%%
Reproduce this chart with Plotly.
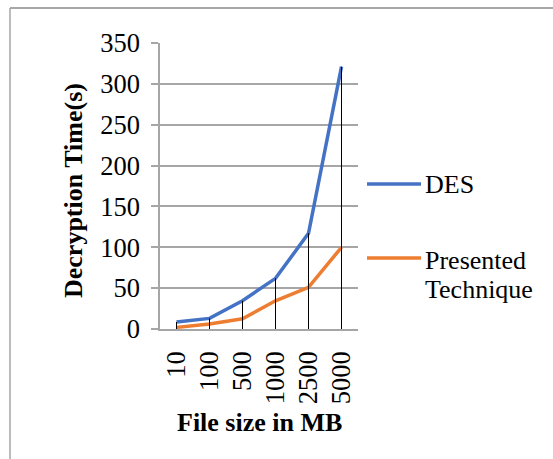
import plotly.graph_objects as go

categories = ["10", "100", "500", "1000", "2500", "5000"]
des = [8.5, 13, 34.5, 62, 117, 321]
presented = [2, 6, 12.5, 34.5, 51, 100]
y_ticks = [0, 50, 100, 150, 200, 250, 300, 350]

FONT = "Liberation Serif, Times New Roman, serif"
TICK = 26.5
TXT = 26

# drop lines from DES points down to axis
drop_x, drop_y = [], []
for c, v in zip(categories, des):
    drop_x += [c, c, None]
    drop_y += [0, v, None]

fig = go.Figure()
fig.add_trace(go.Scatter(x=categories, y=des, mode="lines", name="DES",
                         line=dict(color="#4472C4", width=3.5), showlegend=False))
fig.add_trace(go.Scatter(x=categories, y=presented, mode="lines", name="Presented Technique",
                         line=dict(color="#ED7D31", width=3.5), showlegend=False))
fig.add_trace(go.Scatter(x=drop_x, y=drop_y, mode="lines", hoverinfo="skip",
                         line=dict(color="black", width=1), showlegend=False))

L, R, T, B = 160, 195, 43, 130
W, H = 553, 459
pw, ph = W - L - R, H - T - B

def px(x):
    return (x - L) / pw

def py(y):
    return (H - B - y) / ph

shapes = [
    dict(type="line", xref="paper", yref="paper", x0=px(10), x1=px(600), y0=py(8), y1=py(8),
         line=dict(color="#8a8a8a", width=1.5)),
    dict(type="line", xref="paper", yref="paper", x0=px(10), x1=px(10), y0=py(8), y1=py(500),
         line=dict(color="#a6a6a6", width=1.5)),
    dict(type="line", xref="paper", yref="paper", x0=px(367), x1=px(421), y0=py(184), y1=py(184),
         line=dict(color="#4472C4", width=3.5)),
    dict(type="line", xref="paper", yref="paper", x0=px(367), x1=px(421), y0=py(258), y1=py(258),
         line=dict(color="#ED7D31", width=3.5)),
]

annotations = [
    dict(text="<b>File size in MB</b>", xref="paper", yref="paper", x=0.5, y=py(422),
         showarrow=False, font=dict(family=FONT, size=TXT, color="black"), xanchor="center", yanchor="middle"),
    dict(text="<b>Decryption Time(s)</b>", xref="paper", yref="paper", x=px(73), y=py(191),
         showarrow=False, textangle=-90, font=dict(family=FONT, size=TXT, color="black"),
         xanchor="center", yanchor="middle"),
    dict(text="DES", xref="paper", yref="paper", x=px(423), y=py(184), showarrow=False,
         font=dict(family=FONT, size=TXT, color="black"), xanchor="left", yanchor="middle"),
    dict(text="Presented", xref="paper", yref="paper", x=px(423), y=py(260), showarrow=False,
         font=dict(family=FONT, size=TXT, color="black"), xanchor="left", yanchor="middle"),
    dict(text="Technique", xref="paper", yref="paper", x=px(423), y=py(289), showarrow=False,
         font=dict(family=FONT, size=TXT, color="black"), xanchor="left", yanchor="middle"),
]

fig.update_layout(
    width=W, height=H,
    margin=dict(l=L, r=R, t=T, b=B, pad=0),
    paper_bgcolor="white", plot_bgcolor="white",
    font=dict(family=FONT, size=TICK, color="black"),
    shapes=shapes, annotations=annotations,
    xaxis=dict(type="category", categoryorder="array", categoryarray=categories,
               range=[-0.5, 5.5], showgrid=False, showline=True, linecolor="#a6a6a6", linewidth=1.5,
               tickangle=-90, ticks="", ticklabelstandoff=10, zeroline=False,
               tickfont=dict(family=FONT, size=TICK, color="black")),
    yaxis=dict(range=[0, 350], tickvals=y_ticks, showgrid=True, gridcolor="#a6a6a6", gridwidth=1.5,
               showline=True, linecolor="#a6a6a6", linewidth=1.5, ticks="outside", ticklen=7,
               tickcolor="#a6a6a6", tickwidth=1.5, zeroline=False, ticklabelstandoff=6,
               tickfont=dict(family=FONT, size=TICK, color="black")),
)

fig.write_html("out.html")
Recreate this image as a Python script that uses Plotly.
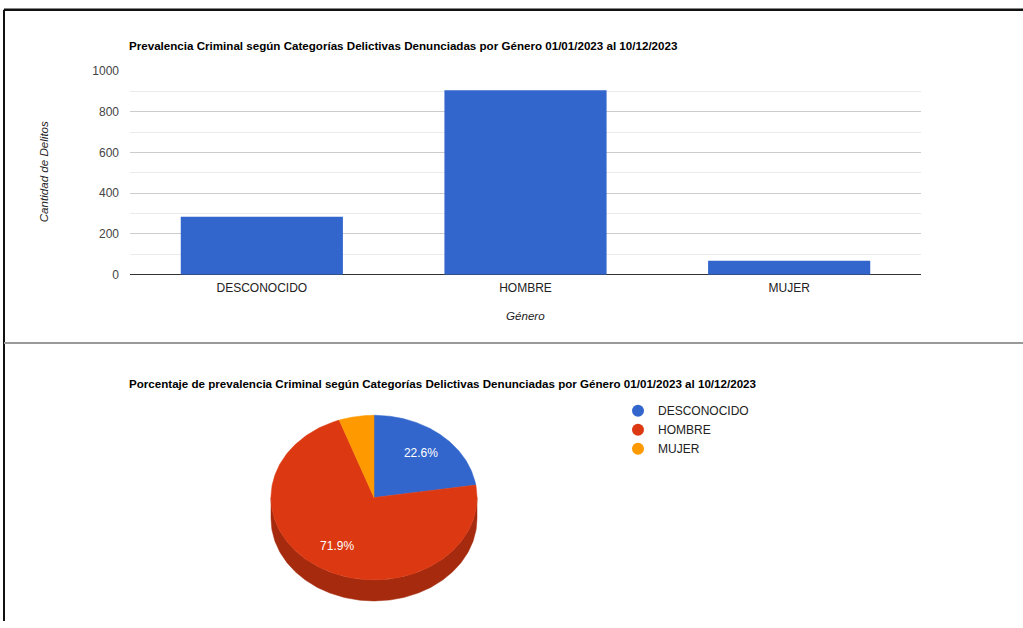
import numpy as np
import plotly.graph_objects as go

# ---------------- data ----------------
categories = ["DESCONOCIDO", "HOMBRE", "MUJER"]
counts = [284, 905, 69]
colors = ["#3366cc", "#dc3912", "#ff9900"]
side_colors = ["#264d99", "#a52a0e", "#bf7300"]
y_ticks = [0, 200, 400, 600, 800, 1000]

title_bar = "Prevalencia Criminal según Categorías Delictivas Denunciadas por Género 01/01/2023 al 10/12/2023"
title_pie = "Porcentaje de prevalencia Criminal según Categorías Delictivas Denunciadas por Género 01/01/2023 al 10/12/2023"

W, H = 1023, 628
FONT = "Arial, 'Liberation Sans', sans-serif"

# vertical mapping of target pixel rows onto the figure (compensates capture scaling)
Y_OFF, Y_SCALE = 6.3, 0.974


def px(x):
    return x / W


def py(y):
    return 1 - (y - Y_OFF) / (Y_SCALE * H)


fig = go.Figure()

# ---------------- bar chart ----------------
fig.add_trace(go.Bar(
    x=categories, y=counts, marker=dict(color=colors[0], line=dict(width=0)),
    xaxis="x", yaxis="y", showlegend=False, hoverinfo="x+y",
))

# ---------------- 3D-looking pie (drawn in pixel space on x2/y2) ----------------
cx, cy, rx, ry, depth = 374, 495, 103, 82, 21
total = sum(counts)
fracs = [c / total for c in counts]
starts = np.concatenate([[0], np.cumsum(fracs)[:-1]]) * 360
ends = np.cumsum(fracs) * 360


def ell(theta_deg, dy=0.0):
    t = np.radians(theta_deg)
    return cx + rx * np.sin(t), cy - ry * np.cos(t) + dy


# side band (front half only: 90..270 deg)
for i in range(len(categories)):
    lo, hi = max(starts[i], 90), min(ends[i], 270)
    if hi <= lo:
        continue
    th = np.linspace(lo, hi, 200)
    xt, yt = ell(th)
    xb, yb = ell(th[::-1], depth)
    fig.add_trace(go.Scatter(
        x=np.concatenate([xt, xb, xt[:1]]), y=np.concatenate([yt, yb, yt[:1]]),
        mode="lines", fill="toself", fillcolor=side_colors[i],
        line=dict(width=0.5, color=side_colors[i]),
        xaxis="x2", yaxis="y2", showlegend=False, hoverinfo="skip",
    ))

# top surface slices
for i in range(len(categories)):
    th = np.linspace(starts[i], ends[i], 200)
    xt, yt = ell(th)
    fig.add_trace(go.Scatter(
        x=np.concatenate([[cx], xt, [cx]]), y=np.concatenate([[cy], yt, [cy]]),
        mode="lines", fill="toself", fillcolor=colors[i],
        line=dict(width=0.5, color=colors[i]),
        xaxis="x2", yaxis="y2", showlegend=False,
        name=categories[i], hoverinfo="name",
    ))

# percentage labels (only large slices)
lx, ly, lt = [], [], []
for i in range(len(categories)):
    if fracs[i] < 0.1:
        continue
    mid = (starts[i] + ends[i]) / 2
    t = np.radians(mid)
    lx.append(cx + 0.7 * rx * np.sin(t))
    ly.append(cy - 0.7 * ry * np.cos(t))
    lt.append(f"{fracs[i]*100:.1f}%")
fig.add_trace(go.Scatter(
    x=lx, y=ly, text=lt, mode="text",
    textfont=dict(color="white", size=12, family=FONT),
    xaxis="x2", yaxis="y2", showlegend=False, hoverinfo="skip",
))

# legend entries
for i in range(len(categories)):
    fig.add_trace(go.Scatter(
        x=[None], y=[None], mode="markers", name=categories[i],
        marker=dict(symbol="circle", size=12, color=colors[i]),
        xaxis="x2", yaxis="y2", showlegend=True,
    ))

# ---------------- layout ----------------
fig.update_layout(
    width=W, height=H,
    margin=dict(l=0, r=0, t=0, b=0),
    paper_bgcolor="white", plot_bgcolor="rgba(0,0,0,0)",
    font=dict(family=FONT, size=12, color="#222222"),
    bargap=0.385,
    xaxis=dict(
        domain=[px(130), px(921)], anchor="y",
        showgrid=False, showline=False, ticks="",
        tickfont=dict(size=12, color="#222222"), ticklabelstandoff=4,
        fixedrange=True,
    ),
    yaxis=dict(
        domain=[py(273), py(70)], anchor="x",
        range=[0, 1000], tickvals=y_ticks,
        showgrid=True, gridcolor="#cccccc", gridwidth=1,
        minor=dict(dtick=100, showgrid=True, gridcolor="#ebebeb", gridwidth=1),
        zeroline=True, zerolinecolor="#333333", zerolinewidth=1,
        tickfont=dict(size=12, color="#444444"), ticks="", ticklabelstandoff=10,
        fixedrange=True,
    ),
    xaxis2=dict(domain=[0, 1], range=[0, W], anchor="y2", visible=False, fixedrange=True),
    yaxis2=dict(domain=[0, 1], range=[Y_OFF + Y_SCALE * H, Y_OFF], anchor="x2",
                visible=False, fixedrange=True),
    legend=dict(
        x=px(618), y=py(394), xanchor="left", yanchor="top",
        font=dict(size=12, color="#222222"), itemwidth=30,
        bgcolor="rgba(0,0,0,0)", tracegroupgap=0,
    ),
    annotations=[
        dict(text=f"<b>{title_bar}</b>", x=px(127), y=py(45), xref="paper", yref="paper",
             xanchor="left", yanchor="middle", showarrow=False,
             font=dict(size=11.6, color="#000000")),
        dict(text=f"<b>{title_pie}</b>", x=px(127), y=py(381), xref="paper", yref="paper",
             xanchor="left", yanchor="middle", showarrow=False,
             font=dict(size=11.6, color="#000000")),
        dict(text="<i>Cantidad de Delitos</i>", x=px(43), y=py(171), xref="paper", yref="paper",
             xanchor="center", yanchor="middle", showarrow=False, textangle=-90,
             font=dict(size=11.6, color="#222222")),
        dict(text="<i>Género</i>", x=px(525), y=py(314), xref="paper", yref="paper",
             xanchor="center", yanchor="middle", showarrow=False,
             font=dict(size=11.6, color="#222222")),
    ],
    shapes=[
        dict(type="line", xref="paper", yref="paper", x0=px(4), x1=1, y0=py(9), y1=py(9),
             line=dict(color="#111111", width=2.5)),
        dict(type="line", xref="paper", yref="paper", x0=px(4), x1=px(4), y0=py(9), y1=0,
             line=dict(color="#111111", width=2)),
        dict(type="line", xref="paper", yref="paper", x0=px(4), x1=1, y0=py(341), y1=py(341),
             line=dict(color="#999999", width=2)),
    ],
)

post = (
    "var d=document.getElementById('{plot_id}');"
    "var s='margin:0;padding:0;overflow:hidden;width:1023px;height:628px;';"
    "document.documentElement.style.cssText=s;document.body.style.cssText=s;"
    "d.style.position='fixed';d.style.top='0px';d.style.left='0px';"
)
fig.write_html("out.html", config={"displayModeBar": False}, post_script=post)
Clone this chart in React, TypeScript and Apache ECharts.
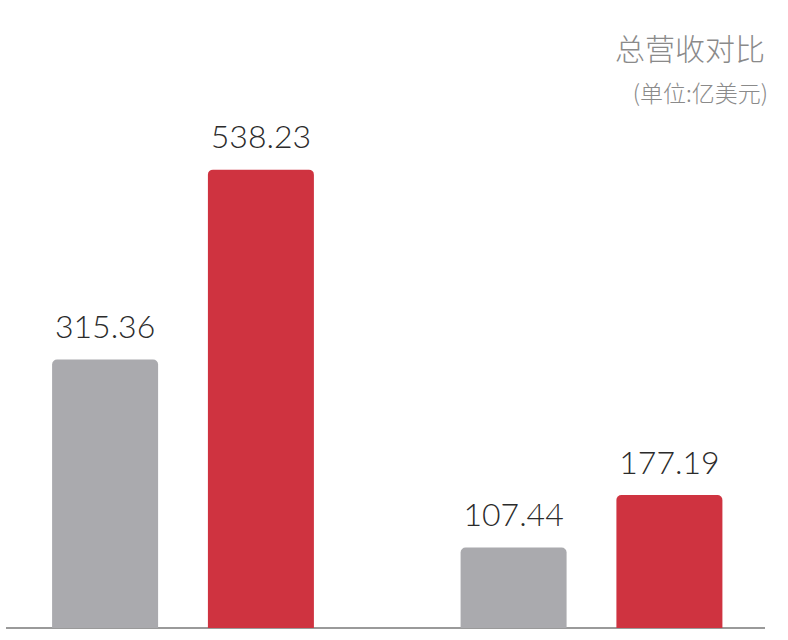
import React, { useEffect, useRef } from "react";
import * as echarts from "echarts";

// Revenue comparison, two groups of two bars (grey = earlier, red = later)
const groupLabels = ["", ""];
const greyValues = [315.36, 107.44];
const redValues = [538.23, 177.19];
const axisMax = [620, 704];

const titleText = "总营收对比";
const unitText = "(单位:亿美元)";

const GREY = "#aaaaae";
const RED = "#cf3340";

export default function App() {
  const ref = useRef<HTMLDivElement>(null);

  useEffect(() => {
    document.body.style.margin = "0";
    const chart = echarts.init(ref.current!, null, { renderer: "svg" });

    const labelStyle = {
      show: true,
      position: "top" as const,
      distance: 18,
      color: "#2b2b2b",
      fontSize: 32,
      fontFamily: "Lato",
      fontWeight: 300 as any,
      formatter: (p: any) => p.value.toFixed(2),
    };

    const grids = [
      { left: 6, width: 354, top: 100, bottom: 12 },
      { left: 418, width: 347, top: 100, bottom: 12 },
    ];

    const series: any[] = [];
    [0, 1].forEach((g) => {
      series.push({
        type: "bar",
        xAxisIndex: g,
        yAxisIndex: g,
        data: [greyValues[g]],
        barWidth: 106,
        barGap: "47%",
        itemStyle: { color: GREY, borderRadius: [5, 5, 0, 0] },
        label: labelStyle,
      });
      series.push({
        type: "bar",
        xAxisIndex: g,
        yAxisIndex: g,
        data: [redValues[g]],
        barWidth: 106,
        barGap: "47%",
        itemStyle: { color: RED, borderRadius: [5, 5, 0, 0] },
        label: labelStyle,
      });
    });

    chart.setOption({
      animation: false,
      backgroundColor: "#ffffff",
      title: [
        {
          text: titleText,
          right: 18,
          top: 27,
          textStyle: {
            color: "#8a8a8a",
            fontSize: 30,
            fontWeight: 300 as any,
            fontFamily: "Noto Sans CJK SC",
          },
        },
        {
          text: unitText,
          right: 15,
          top: 75,
          textStyle: {
            color: "#8a8a8a",
            fontSize: 23,
            fontWeight: 300 as any,
            fontFamily: "Noto Sans CJK SC",
          },
        },
      ],
      grid: grids,
      xAxis: [0, 1].map((g) => ({
        type: "category",
        gridIndex: g,
        data: [groupLabels[g]],
        axisLine: { show: false },
        axisTick: { show: false },
        axisLabel: { show: false },
      })),
      yAxis: [0, 1].map((g) => ({
        type: "value",
        gridIndex: g,
        min: 0,
        max: axisMax[g],
        show: false,
        splitLine: { show: false },
      })),
      series,
      graphic: [
        {
          type: "line",
          shape: { x1: 6, y1: 628, x2: 765, y2: 628 },
          style: { stroke: "#9a9a9a", lineWidth: 2 },
        },
      ],
    });

    return () => chart.dispose();
  }, []);

  return <div ref={ref} style={{ width: 788, height: 640 }} />;
}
%%
- _Task goal_: Make an exact copy of only the lines from the one with "Recreate this image" through the one with "Y_OFF, Y_SCALE = 6.3, 0.974". Pictures don't belong in it.

- _Expected output_:
Recreate this image as a Python script that uses Plotly.
import numpy as np
import plotly.graph_objects as go

# ---------------- data ----------------
categories = ["DESCONOCIDO", "HOMBRE", "MUJER"]
counts = [284, 905, 69]
colors = ["#3366cc", "#dc3912", "#ff9900"]
side_colors = ["#264d99", "#a52a0e", "#bf7300"]
y_ticks = [0, 200, 400, 600, 800, 1000]

title_bar = "Prevalencia Criminal según Categorías Delictivas Denunciadas por Género 01/01/2023 al 10/12/2023"
title_pie = "Porcentaje de prevalencia Criminal según Categorías Delictivas Denunciadas por Género 01/01/2023 al 10/12/2023"

W, H = 1023, 628
FONT = "Arial, 'Liberation Sans', sans-serif"

# vertical mapping of target pixel rows onto the figure (compensates capture scaling)
Y_OFF, Y_SCALE = 6.3, 0.974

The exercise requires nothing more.